# [GIVEN DATA]
┌────────

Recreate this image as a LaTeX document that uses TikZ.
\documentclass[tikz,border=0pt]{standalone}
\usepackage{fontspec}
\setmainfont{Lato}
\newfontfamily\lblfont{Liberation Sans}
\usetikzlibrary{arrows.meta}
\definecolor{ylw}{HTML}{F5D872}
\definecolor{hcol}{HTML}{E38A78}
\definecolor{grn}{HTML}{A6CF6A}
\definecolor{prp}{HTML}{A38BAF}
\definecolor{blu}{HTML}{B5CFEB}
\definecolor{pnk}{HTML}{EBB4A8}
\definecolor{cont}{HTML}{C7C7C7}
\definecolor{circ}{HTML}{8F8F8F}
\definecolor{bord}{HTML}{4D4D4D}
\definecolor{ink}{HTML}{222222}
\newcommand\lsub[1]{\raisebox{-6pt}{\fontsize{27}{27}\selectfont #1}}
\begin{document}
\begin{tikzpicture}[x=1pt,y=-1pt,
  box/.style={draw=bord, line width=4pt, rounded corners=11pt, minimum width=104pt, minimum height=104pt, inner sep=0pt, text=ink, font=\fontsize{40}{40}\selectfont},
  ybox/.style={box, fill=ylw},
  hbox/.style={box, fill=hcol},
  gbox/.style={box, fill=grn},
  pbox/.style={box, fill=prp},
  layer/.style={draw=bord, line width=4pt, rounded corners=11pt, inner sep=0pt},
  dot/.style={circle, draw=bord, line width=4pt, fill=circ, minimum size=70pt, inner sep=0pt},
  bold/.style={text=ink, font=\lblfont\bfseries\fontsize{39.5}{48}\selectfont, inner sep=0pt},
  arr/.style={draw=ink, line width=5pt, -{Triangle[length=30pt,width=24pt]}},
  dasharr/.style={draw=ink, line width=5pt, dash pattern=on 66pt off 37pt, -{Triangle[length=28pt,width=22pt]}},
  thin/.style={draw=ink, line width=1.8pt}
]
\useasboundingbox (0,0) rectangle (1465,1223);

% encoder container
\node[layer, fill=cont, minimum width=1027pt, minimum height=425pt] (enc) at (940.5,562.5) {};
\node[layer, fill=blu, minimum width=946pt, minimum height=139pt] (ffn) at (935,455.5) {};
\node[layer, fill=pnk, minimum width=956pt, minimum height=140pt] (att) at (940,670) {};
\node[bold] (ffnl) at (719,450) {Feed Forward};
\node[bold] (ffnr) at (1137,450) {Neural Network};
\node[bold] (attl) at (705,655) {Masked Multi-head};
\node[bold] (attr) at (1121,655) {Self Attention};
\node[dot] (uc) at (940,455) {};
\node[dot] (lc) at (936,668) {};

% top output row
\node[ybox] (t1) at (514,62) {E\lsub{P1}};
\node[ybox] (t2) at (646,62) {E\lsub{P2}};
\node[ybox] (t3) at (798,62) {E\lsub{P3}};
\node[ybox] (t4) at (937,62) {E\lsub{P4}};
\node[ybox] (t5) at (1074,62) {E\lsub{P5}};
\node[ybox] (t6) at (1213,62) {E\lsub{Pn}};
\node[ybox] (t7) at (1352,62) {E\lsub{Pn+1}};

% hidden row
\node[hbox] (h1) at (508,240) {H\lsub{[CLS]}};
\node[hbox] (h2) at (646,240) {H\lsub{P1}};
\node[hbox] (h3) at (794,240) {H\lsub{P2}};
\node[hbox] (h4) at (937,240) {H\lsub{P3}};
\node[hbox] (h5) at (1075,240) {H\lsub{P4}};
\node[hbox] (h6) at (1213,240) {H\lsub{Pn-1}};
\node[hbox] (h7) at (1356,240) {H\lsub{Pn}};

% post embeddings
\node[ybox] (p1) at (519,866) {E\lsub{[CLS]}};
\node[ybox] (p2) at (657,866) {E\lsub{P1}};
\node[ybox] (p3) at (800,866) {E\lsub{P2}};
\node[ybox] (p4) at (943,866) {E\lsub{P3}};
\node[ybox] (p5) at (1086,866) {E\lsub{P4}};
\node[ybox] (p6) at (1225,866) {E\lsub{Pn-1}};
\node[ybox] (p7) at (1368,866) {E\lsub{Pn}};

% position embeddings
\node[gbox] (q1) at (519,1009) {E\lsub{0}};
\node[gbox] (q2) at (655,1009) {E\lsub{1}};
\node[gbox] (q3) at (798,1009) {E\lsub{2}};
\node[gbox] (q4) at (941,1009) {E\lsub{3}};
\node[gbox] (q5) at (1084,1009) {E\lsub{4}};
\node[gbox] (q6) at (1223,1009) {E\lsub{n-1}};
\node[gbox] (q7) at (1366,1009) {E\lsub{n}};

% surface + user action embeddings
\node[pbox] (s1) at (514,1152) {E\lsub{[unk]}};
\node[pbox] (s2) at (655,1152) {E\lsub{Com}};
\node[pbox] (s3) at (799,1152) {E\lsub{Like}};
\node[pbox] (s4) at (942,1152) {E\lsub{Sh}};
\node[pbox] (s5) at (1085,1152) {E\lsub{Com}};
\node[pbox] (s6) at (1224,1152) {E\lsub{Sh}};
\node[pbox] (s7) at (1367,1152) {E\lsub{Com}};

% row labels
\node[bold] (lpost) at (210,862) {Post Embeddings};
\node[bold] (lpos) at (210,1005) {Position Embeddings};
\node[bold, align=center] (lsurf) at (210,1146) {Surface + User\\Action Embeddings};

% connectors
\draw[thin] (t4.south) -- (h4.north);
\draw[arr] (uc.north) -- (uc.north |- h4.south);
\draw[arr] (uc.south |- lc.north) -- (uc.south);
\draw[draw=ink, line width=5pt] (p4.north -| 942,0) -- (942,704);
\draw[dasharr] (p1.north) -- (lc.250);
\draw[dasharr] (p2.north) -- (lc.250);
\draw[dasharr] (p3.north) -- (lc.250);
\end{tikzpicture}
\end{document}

└────────

# [PROBLEM TO WORK ON]
Please set down all the data word for word.

# [RESPONSE]
Recreate this image as a LaTeX document that uses TikZ.
\documentclass[tikz,border=0pt]{standalone}
\usepackage{fontspec}
\setmainfont{Lato}
\newfontfamily\lblfont{Liberation Sans}
\usetikzlibrary{arrows.meta}
\definecolor{ylw}{HTML}{F5D872}
\definecolor{hcol}{HTML}{E38A78}
\definecolor{grn}{HTML}{A6CF6A}
\definecolor{prp}{HTML}{A38BAF}
\definecolor{blu}{HTML}{B5CFEB}
\definecolor{pnk}{HTML}{EBB4A8}
\definecolor{cont}{HTML}{C7C7C7}
\definecolor{circ}{HTML}{8F8F8F}
\definecolor{bord}{HTML}{4D4D4D}
\definecolor{ink}{HTML}{222222}
\newcommand\lsub[1]{\raisebox{-6pt}{\fontsize{27}{27}\selectfont #1}}
\begin{document}
\begin{tikzpicture}[x=1pt,y=-1pt,
  box/.style={draw=bord, line width=4pt, rounded corners=11pt, minimum width=104pt, minimum height=104pt, inner sep=0pt, text=ink, font=\fontsize{40}{40}\selectfont},
  ybox/.style={box, fill=ylw},
  hbox/.style={box, fill=hcol},
  gbox/.style={box, fill=grn},
  pbox/.style={box, fill=prp},
  layer/.style={draw=bord, line width=4pt, rounded corners=11pt, inner sep=0pt},
  dot/.style={circle, draw=bord, line width=4pt, fill=circ, minimum size=70pt, inner sep=0pt},
  bold/.style={text=ink, font=\lblfont\bfseries\fontsize{39.5}{48}\selectfont, inner sep=0pt},
  arr/.style={draw=ink, line width=5pt, -{Triangle[length=30pt,width=24pt]}},
  dasharr/.style={draw=ink, line width=5pt, dash pattern=on 66pt off 37pt, -{Triangle[length=28pt,width=22pt]}},
  thin/.style={draw=ink, line width=1.8pt}
]
\useasboundingbox (0,0) rectangle (1465,1223);

% encoder container
\node[layer, fill=cont, minimum width=1027pt, minimum height=425pt] (enc) at (940.5,562.5) {};
\node[layer, fill=blu, minimum width=946pt, minimum height=139pt] (ffn) at (935,455.5) {};
\node[layer, fill=pnk, minimum width=956pt, minimum height=140pt] (att) at (940,670) {};
\node[bold] (ffnl) at (719,450) {Feed Forward};
\node[bold] (ffnr) at (1137,450) {Neural Network};
\node[bold] (attl) at (705,655) {Masked Multi-head};
\node[bold] (attr) at (1121,655) {Self Attention};
\node[dot] (uc) at (940,455) {};
\node[dot] (lc) at (936,668) {};

% top output row
\node[ybox] (t1) at (514,62) {E\lsub{P1}};
\node[ybox] (t2) at (646,62) {E\lsub{P2}};
\node[ybox] (t3) at (798,62) {E\lsub{P3}};
\node[ybox] (t4) at (937,62) {E\lsub{P4}};
\node[ybox] (t5) at (1074,62) {E\lsub{P5}};
\node[ybox] (t6) at (1213,62) {E\lsub{Pn}};
\node[ybox] (t7) at (1352,62) {E\lsub{Pn+1}};

% hidden row
\node[hbox] (h1) at (508,240) {H\lsub{[CLS]}};
\node[hbox] (h2) at (646,240) {H\lsub{P1}};
\node[hbox] (h3) at (794,240) {H\lsub{P2}};
\node[hbox] (h4) at (937,240) {H\lsub{P3}};
\node[hbox] (h5) at (1075,240) {H\lsub{P4}};
\node[hbox] (h6) at (1213,240) {H\lsub{Pn-1}};
\node[hbox] (h7) at (1356,240) {H\lsub{Pn}};

% post embeddings
\node[ybox] (p1) at (519,866) {E\lsub{[CLS]}};
\node[ybox] (p2) at (657,866) {E\lsub{P1}};
\node[ybox] (p3) at (800,866) {E\lsub{P2}};
\node[ybox] (p4) at (943,866) {E\lsub{P3}};
\node[ybox] (p5) at (1086,866) {E\lsub{P4}};
\node[ybox] (p6) at (1225,866) {E\lsub{Pn-1}};
\node[ybox] (p7) at (1368,866) {E\lsub{Pn}};

% position embeddings
\node[gbox] (q1) at (519,1009) {E\lsub{0}};
\node[gbox] (q2) at (655,1009) {E\lsub{1}};
\node[gbox] (q3) at (798,1009) {E\lsub{2}};
\node[gbox] (q4) at (941,1009) {E\lsub{3}};
\node[gbox] (q5) at (1084,1009) {E\lsub{4}};
\node[gbox] (q6) at (1223,1009) {E\lsub{n-1}};
\node[gbox] (q7) at (1366,1009) {E\lsub{n}};

% surface + user action embeddings
\node[pbox] (s1) at (514,1152) {E\lsub{[unk]}};
\node[pbox] (s2) at (655,1152) {E\lsub{Com}};
\node[pbox] (s3) at (799,1152) {E\lsub{Like}};
\node[pbox] (s4) at (942,1152) {E\lsub{Sh}};
\node[pbox] (s5) at (1085,1152) {E\lsub{Com}};
\node[pbox] (s6) at (1224,1152) {E\lsub{Sh}};
\node[pbox] (s7) at (1367,1152) {E\lsub{Com}};

% row labels
\node[bold] (lpost) at (210,862) {Post Embeddings};
\node[bold] (lpos) at (210,1005) {Position Embeddings};
\node[bold, align=center] (lsurf) at (210,1146) {Surface + User\\Action Embeddings};

% connectors
\draw[thin] (t4.south) -- (h4.north);
\draw[arr] (uc.north) -- (uc.north |- h4.south);
\draw[arr] (uc.south |- lc.north) -- (uc.south);
\draw[draw=ink, line width=5pt] (p4.north -| 942,0) -- (942,704);
\draw[dasharr] (p1.north) -- (lc.250);
\draw[dasharr] (p2.north) -- (lc.250);
\draw[dasharr] (p3.north) -- (lc.250);
\end{tikzpicture}
\end{document}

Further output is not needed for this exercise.